• Written instruction
Nothing after the line with "(0,0) rectangle (1568,988);" belongs in the copy; extract the lines below from the top through that line, pictures left out.

• Information shown
(begin)

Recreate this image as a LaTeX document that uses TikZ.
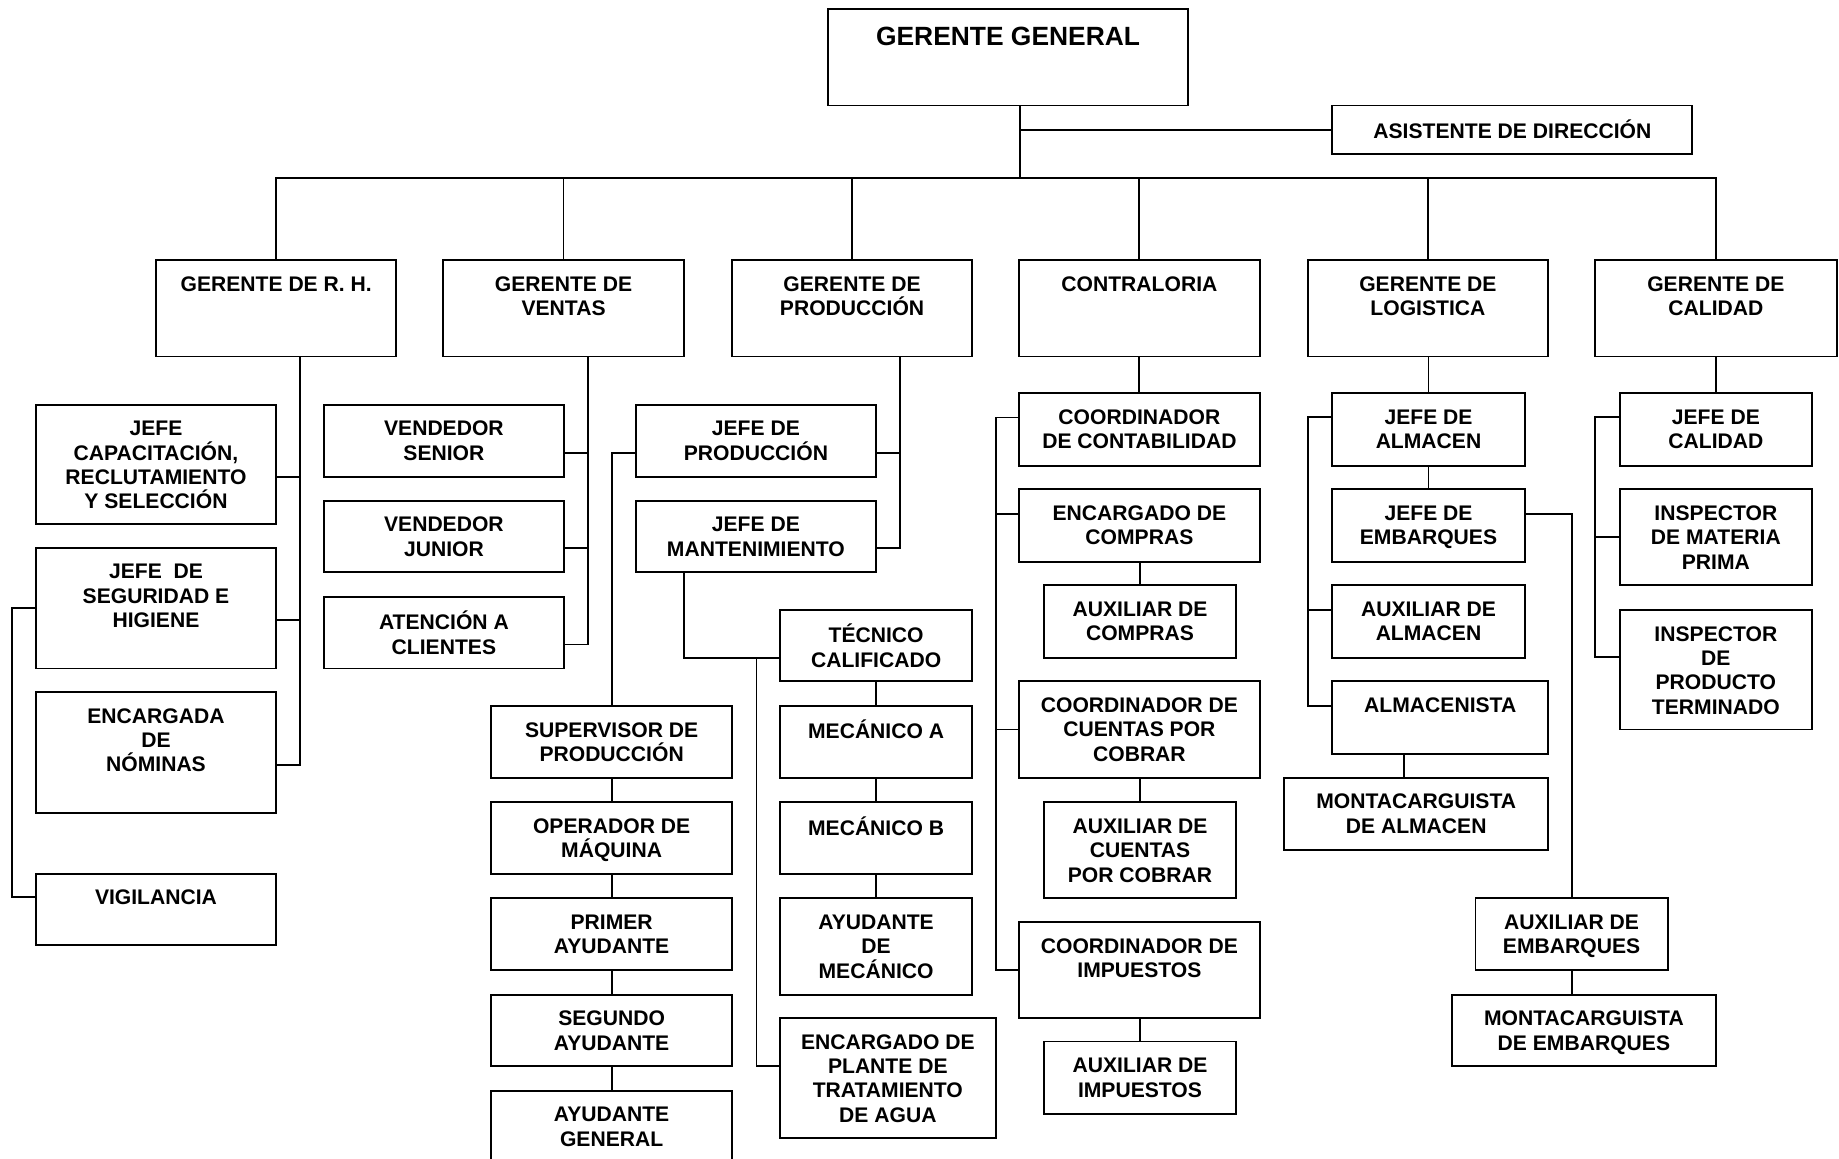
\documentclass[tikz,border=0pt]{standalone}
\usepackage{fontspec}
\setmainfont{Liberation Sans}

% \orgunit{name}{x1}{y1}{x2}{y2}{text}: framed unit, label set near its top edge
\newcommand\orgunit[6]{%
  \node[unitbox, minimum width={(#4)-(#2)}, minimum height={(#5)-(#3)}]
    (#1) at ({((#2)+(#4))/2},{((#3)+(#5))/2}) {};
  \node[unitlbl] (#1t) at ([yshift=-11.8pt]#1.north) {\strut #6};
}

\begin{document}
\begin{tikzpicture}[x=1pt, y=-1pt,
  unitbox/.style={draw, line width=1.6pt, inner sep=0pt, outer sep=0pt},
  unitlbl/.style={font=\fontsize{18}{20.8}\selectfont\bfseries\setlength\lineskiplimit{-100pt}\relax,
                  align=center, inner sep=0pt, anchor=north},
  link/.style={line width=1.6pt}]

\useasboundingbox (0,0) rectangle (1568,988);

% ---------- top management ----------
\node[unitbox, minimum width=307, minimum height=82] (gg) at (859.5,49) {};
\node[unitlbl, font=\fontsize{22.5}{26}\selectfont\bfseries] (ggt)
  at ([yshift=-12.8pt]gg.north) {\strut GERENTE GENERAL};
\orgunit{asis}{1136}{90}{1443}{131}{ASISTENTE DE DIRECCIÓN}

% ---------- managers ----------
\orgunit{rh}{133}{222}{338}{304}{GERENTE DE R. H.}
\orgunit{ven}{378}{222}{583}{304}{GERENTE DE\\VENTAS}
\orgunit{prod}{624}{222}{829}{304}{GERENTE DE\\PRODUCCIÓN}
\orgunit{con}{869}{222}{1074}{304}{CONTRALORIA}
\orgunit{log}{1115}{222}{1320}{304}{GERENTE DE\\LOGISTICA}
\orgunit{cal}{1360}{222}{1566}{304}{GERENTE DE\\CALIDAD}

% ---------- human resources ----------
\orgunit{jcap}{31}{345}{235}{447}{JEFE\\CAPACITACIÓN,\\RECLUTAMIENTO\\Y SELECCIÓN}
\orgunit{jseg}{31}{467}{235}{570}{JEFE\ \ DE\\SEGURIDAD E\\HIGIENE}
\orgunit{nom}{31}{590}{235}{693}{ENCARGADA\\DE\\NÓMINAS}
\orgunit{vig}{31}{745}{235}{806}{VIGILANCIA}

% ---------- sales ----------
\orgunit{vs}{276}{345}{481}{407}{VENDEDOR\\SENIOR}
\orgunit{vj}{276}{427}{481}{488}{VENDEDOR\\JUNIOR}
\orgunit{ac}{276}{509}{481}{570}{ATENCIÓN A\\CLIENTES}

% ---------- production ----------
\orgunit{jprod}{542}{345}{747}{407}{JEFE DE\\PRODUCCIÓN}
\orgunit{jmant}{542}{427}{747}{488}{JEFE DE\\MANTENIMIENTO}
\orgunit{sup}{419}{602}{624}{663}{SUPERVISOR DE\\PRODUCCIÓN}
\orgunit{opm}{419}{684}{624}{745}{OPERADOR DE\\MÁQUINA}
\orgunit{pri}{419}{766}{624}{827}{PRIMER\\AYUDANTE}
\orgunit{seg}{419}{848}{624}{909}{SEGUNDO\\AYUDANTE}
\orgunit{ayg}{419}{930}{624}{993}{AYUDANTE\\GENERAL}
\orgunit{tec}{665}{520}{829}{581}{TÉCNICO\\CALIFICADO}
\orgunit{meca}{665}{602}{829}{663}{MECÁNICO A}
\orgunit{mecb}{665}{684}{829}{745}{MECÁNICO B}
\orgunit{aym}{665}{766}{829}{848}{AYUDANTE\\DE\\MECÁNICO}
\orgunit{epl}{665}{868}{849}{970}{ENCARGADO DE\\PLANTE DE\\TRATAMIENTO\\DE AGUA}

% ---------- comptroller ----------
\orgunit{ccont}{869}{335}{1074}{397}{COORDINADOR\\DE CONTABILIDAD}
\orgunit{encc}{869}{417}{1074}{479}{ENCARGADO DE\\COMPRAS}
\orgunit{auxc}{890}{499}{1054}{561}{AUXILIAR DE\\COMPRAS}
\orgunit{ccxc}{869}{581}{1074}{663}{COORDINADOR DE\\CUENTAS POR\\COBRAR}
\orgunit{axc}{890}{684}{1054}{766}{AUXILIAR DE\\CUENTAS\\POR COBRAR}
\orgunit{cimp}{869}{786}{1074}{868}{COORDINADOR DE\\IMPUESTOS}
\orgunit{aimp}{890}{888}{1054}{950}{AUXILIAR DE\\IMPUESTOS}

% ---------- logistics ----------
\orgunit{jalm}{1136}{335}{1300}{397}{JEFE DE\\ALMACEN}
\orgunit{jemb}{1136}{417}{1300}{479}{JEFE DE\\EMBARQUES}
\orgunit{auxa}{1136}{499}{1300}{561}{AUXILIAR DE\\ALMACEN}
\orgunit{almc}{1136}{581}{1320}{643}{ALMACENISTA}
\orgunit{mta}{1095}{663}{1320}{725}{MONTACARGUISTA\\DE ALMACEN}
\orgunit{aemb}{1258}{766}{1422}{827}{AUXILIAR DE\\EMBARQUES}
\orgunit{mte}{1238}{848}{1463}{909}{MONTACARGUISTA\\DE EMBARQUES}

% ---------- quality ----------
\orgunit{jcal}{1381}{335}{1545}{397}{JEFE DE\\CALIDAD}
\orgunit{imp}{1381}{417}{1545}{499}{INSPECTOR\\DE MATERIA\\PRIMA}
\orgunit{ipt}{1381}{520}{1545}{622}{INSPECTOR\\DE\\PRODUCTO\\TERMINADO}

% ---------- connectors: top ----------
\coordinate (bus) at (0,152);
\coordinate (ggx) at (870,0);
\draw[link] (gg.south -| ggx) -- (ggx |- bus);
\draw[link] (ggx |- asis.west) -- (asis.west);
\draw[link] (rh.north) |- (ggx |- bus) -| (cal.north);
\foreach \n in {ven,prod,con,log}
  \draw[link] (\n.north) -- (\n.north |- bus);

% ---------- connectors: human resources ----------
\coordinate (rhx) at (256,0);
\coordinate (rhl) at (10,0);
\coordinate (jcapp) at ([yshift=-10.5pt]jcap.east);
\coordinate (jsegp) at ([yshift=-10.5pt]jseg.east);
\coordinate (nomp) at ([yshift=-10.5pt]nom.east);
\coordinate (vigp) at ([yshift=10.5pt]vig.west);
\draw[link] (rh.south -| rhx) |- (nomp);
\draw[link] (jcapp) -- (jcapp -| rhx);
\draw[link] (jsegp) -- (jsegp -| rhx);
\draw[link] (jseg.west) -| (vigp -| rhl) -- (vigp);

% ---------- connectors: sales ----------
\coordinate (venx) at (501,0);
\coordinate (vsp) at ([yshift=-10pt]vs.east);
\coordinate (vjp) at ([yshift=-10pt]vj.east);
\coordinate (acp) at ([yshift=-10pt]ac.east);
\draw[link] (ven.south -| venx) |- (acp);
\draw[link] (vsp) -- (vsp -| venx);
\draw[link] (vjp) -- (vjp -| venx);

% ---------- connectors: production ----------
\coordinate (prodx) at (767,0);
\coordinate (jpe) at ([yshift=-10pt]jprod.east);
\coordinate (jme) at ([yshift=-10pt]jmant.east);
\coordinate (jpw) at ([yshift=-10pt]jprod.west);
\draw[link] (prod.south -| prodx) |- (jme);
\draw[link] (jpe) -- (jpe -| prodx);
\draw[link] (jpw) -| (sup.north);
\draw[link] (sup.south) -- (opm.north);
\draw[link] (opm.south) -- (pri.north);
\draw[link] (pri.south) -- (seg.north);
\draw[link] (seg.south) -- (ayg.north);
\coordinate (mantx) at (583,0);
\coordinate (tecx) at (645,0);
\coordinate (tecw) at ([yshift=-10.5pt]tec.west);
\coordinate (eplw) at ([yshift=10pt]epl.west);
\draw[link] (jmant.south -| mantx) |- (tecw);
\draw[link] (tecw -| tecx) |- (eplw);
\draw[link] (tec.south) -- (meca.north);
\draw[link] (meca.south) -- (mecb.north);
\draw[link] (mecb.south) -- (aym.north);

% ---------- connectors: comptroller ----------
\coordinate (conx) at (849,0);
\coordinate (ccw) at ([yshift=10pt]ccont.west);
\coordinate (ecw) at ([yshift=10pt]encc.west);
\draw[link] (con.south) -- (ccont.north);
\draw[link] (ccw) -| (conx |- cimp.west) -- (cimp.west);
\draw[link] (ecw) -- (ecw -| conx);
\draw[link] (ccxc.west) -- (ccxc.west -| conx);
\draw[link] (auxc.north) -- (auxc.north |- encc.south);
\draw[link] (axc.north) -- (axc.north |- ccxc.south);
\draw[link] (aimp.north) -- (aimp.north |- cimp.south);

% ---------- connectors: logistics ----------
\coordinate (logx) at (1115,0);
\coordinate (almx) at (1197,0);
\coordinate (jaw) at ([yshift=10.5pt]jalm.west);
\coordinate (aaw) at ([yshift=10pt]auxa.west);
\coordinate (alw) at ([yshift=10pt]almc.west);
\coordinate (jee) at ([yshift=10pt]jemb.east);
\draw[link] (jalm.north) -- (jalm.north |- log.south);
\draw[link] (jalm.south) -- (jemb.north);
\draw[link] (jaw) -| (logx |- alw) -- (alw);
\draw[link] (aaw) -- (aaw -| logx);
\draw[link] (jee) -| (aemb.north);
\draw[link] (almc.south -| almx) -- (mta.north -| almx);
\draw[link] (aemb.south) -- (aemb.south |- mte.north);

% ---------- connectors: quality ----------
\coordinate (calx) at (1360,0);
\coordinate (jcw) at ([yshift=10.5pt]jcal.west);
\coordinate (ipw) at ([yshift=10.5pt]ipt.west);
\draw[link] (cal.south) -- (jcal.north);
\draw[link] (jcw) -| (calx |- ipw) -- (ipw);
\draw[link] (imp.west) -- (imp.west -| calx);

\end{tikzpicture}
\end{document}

(end)

• Reply to the task
Recreate this image as a LaTeX document that uses TikZ.
\documentclass[tikz,border=0pt]{standalone}
\usepackage{fontspec}
\setmainfont{Liberation Sans}

% \orgunit{name}{x1}{y1}{x2}{y2}{text}: framed unit, label set near its top edge
\newcommand\orgunit[6]{%
  \node[unitbox, minimum width={(#4)-(#2)}, minimum height={(#5)-(#3)}]
    (#1) at ({((#2)+(#4))/2},{((#3)+(#5))/2}) {};
  \node[unitlbl] (#1t) at ([yshift=-11.8pt]#1.north) {\strut #6};
}

\begin{document}
\begin{tikzpicture}[x=1pt, y=-1pt,
  unitbox/.style={draw, line width=1.6pt, inner sep=0pt, outer sep=0pt},
  unitlbl/.style={font=\fontsize{18}{20.8}\selectfont\bfseries\setlength\lineskiplimit{-100pt}\relax,
                  align=center, inner sep=0pt, anchor=north},
  link/.style={line width=1.6pt}]

\useasboundingbox (0,0) rectangle (1568,988);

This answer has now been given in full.